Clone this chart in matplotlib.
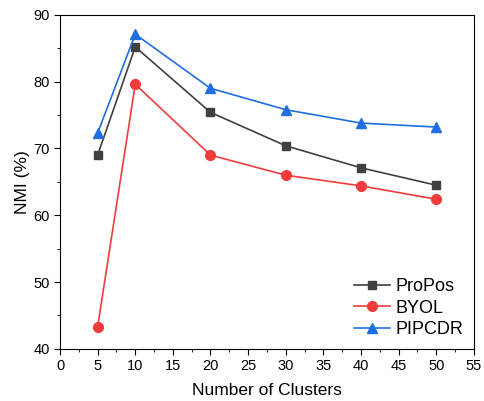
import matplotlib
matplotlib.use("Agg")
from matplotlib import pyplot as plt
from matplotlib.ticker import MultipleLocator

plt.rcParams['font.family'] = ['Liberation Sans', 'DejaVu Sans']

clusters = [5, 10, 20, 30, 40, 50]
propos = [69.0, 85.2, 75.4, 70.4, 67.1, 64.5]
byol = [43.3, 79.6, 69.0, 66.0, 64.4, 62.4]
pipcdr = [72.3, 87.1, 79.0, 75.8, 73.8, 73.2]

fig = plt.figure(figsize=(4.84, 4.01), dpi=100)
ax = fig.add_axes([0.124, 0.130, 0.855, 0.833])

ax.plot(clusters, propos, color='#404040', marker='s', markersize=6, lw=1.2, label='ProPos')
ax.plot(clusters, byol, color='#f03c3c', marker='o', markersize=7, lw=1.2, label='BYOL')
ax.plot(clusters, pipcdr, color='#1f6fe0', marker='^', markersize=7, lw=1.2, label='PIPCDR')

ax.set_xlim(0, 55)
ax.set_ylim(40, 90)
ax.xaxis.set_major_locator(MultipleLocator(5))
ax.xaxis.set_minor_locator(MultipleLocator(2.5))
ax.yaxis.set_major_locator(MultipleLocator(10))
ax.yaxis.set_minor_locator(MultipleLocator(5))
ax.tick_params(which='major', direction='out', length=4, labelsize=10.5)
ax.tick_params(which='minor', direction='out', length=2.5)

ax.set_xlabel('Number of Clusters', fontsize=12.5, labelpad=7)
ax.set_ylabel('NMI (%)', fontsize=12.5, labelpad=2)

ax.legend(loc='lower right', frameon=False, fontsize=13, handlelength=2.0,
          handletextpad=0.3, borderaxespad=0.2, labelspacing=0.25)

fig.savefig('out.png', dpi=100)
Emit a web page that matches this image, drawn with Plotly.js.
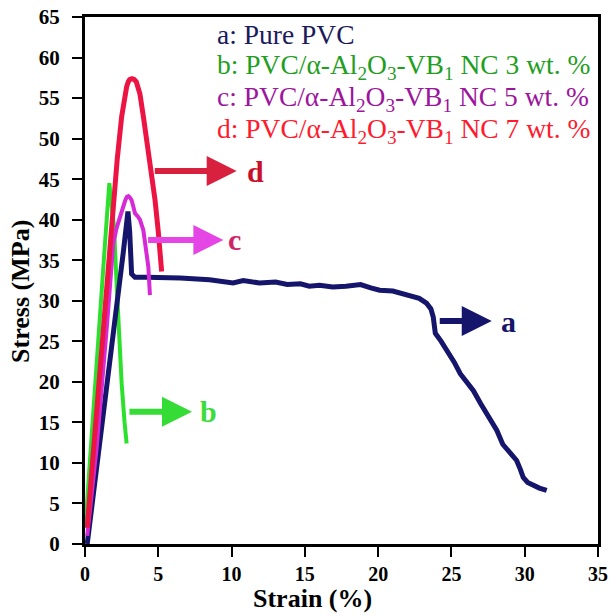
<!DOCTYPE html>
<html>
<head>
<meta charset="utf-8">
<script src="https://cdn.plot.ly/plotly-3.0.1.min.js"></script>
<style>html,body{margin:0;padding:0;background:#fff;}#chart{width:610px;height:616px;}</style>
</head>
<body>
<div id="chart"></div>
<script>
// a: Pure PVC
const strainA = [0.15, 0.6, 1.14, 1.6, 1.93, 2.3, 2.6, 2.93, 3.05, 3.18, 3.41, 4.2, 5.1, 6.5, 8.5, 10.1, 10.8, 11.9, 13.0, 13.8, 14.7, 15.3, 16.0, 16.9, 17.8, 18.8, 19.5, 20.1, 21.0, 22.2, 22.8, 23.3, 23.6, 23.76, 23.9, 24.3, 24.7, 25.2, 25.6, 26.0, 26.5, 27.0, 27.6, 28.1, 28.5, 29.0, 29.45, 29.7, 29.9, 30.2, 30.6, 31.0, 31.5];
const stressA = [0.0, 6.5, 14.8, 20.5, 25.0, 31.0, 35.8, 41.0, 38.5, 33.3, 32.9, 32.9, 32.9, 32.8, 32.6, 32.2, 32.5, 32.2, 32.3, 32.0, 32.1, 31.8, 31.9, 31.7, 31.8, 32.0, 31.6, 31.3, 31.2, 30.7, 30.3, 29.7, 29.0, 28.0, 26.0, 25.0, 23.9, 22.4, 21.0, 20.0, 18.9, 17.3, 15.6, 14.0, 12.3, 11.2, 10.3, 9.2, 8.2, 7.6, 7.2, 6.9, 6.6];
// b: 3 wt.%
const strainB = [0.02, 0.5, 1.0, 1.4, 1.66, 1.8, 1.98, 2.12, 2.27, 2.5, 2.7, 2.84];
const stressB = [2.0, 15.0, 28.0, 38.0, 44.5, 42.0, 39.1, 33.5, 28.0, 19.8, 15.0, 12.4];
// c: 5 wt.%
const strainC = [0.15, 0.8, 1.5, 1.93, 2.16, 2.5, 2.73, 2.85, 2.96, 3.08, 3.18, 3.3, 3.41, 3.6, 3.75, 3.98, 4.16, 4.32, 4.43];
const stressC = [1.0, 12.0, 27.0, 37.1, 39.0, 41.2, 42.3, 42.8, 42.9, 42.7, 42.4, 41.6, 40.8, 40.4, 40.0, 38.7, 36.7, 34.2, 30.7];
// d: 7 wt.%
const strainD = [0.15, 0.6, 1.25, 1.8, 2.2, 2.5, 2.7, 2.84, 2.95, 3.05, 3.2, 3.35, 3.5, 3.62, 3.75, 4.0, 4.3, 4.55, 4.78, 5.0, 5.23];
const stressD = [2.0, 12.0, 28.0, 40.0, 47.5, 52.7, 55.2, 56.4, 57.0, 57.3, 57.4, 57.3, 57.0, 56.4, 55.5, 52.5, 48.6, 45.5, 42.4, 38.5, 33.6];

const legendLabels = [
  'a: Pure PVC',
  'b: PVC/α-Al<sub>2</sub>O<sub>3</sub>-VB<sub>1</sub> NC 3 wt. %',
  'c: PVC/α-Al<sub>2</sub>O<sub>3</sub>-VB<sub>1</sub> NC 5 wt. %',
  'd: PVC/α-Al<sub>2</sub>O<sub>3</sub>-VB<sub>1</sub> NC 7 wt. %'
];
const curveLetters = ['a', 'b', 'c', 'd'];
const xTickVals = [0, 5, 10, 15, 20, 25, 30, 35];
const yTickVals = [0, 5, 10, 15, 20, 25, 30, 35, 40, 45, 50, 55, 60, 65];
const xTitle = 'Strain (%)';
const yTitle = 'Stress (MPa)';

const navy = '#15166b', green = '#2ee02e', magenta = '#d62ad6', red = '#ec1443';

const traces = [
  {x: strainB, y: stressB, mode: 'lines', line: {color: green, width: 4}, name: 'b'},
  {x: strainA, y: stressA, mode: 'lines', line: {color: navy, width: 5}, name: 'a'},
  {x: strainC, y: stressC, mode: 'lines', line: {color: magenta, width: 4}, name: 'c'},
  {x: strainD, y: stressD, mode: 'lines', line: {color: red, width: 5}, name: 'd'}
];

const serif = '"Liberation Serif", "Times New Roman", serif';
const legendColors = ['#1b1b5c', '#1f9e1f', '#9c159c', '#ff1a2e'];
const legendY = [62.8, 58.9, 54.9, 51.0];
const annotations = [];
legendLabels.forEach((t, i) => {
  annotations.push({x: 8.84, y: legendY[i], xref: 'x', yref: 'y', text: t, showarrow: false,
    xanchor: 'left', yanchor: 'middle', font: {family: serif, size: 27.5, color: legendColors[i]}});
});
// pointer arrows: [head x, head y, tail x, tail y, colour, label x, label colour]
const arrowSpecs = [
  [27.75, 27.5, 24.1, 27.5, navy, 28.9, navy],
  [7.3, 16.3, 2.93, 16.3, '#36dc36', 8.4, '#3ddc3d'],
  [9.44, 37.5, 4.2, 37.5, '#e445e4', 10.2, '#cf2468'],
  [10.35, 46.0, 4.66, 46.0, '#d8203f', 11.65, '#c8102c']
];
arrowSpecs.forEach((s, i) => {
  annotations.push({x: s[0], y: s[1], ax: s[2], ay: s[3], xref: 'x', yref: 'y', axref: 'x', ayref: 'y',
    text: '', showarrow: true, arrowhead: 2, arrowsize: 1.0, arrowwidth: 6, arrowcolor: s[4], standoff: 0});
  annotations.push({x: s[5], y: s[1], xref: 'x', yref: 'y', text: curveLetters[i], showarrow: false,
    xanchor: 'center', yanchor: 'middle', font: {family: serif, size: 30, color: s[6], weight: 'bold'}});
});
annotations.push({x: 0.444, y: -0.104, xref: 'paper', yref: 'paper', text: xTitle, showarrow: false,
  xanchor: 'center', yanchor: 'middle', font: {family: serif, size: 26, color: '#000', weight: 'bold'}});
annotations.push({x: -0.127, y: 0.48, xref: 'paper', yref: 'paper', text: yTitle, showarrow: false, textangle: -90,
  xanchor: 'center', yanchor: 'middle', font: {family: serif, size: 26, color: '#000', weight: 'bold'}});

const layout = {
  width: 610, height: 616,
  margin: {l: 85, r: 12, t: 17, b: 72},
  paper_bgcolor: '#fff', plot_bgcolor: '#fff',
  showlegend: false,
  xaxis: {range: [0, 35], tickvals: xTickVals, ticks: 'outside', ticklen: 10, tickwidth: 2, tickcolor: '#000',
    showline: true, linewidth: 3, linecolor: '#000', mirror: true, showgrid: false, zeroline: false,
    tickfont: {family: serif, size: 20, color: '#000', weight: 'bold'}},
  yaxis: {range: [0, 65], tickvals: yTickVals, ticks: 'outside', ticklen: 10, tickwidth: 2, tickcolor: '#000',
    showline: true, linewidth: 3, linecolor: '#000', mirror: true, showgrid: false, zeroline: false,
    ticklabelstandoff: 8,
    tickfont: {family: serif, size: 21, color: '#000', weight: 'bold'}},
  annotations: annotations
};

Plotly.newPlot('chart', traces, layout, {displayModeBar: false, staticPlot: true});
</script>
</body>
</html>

§ Task objective: Return exactly what appears from the opening line of the material through the line with "fig.savefig('out.png', dpi=100)", apart from the pictures.

§ Result:
Clone this chart in matplotlib.
import matplotlib
matplotlib.use("Agg")
from matplotlib import pyplot as plt
from matplotlib.ticker import MultipleLocator

plt.rcParams['font.family'] = ['Liberation Sans', 'DejaVu Sans']

clusters = [5, 10, 20, 30, 40, 50]
propos = [69.0, 85.2, 75.4, 70.4, 67.1, 64.5]
byol = [43.3, 79.6, 69.0, 66.0, 64.4, 62.4]
pipcdr = [72.3, 87.1, 79.0, 75.8, 73.8, 73.2]

fig = plt.figure(figsize=(4.84, 4.01), dpi=100)
ax = fig.add_axes([0.124, 0.130, 0.855, 0.833])

ax.plot(clusters, propos, color='#404040', marker='s', markersize=6, lw=1.2, label='ProPos')
ax.plot(clusters, byol, color='#f03c3c', marker='o', markersize=7, lw=1.2, label='BYOL')
ax.plot(clusters, pipcdr, color='#1f6fe0', marker='^', markersize=7, lw=1.2, label='PIPCDR')

ax.set_xlim(0, 55)
ax.set_ylim(40, 90)
ax.xaxis.set_major_locator(MultipleLocator(5))
ax.xaxis.set_minor_locator(MultipleLocator(2.5))
ax.yaxis.set_major_locator(MultipleLocator(10))
ax.yaxis.set_minor_locator(MultipleLocator(5))
ax.tick_params(which='major', direction='out', length=4, labelsize=10.5)
ax.tick_params(which='minor', direction='out', length=2.5)

ax.set_xlabel('Number of Clusters', fontsize=12.5, labelpad=7)
ax.set_ylabel('NMI (%)', fontsize=12.5, labelpad=2)

ax.legend(loc='lower right', frameon=False, fontsize=13, handlelength=2.0,
          handletextpad=0.3, borderaxespad=0.2, labelspacing=0.25)

fig.savefig('out.png', dpi=100)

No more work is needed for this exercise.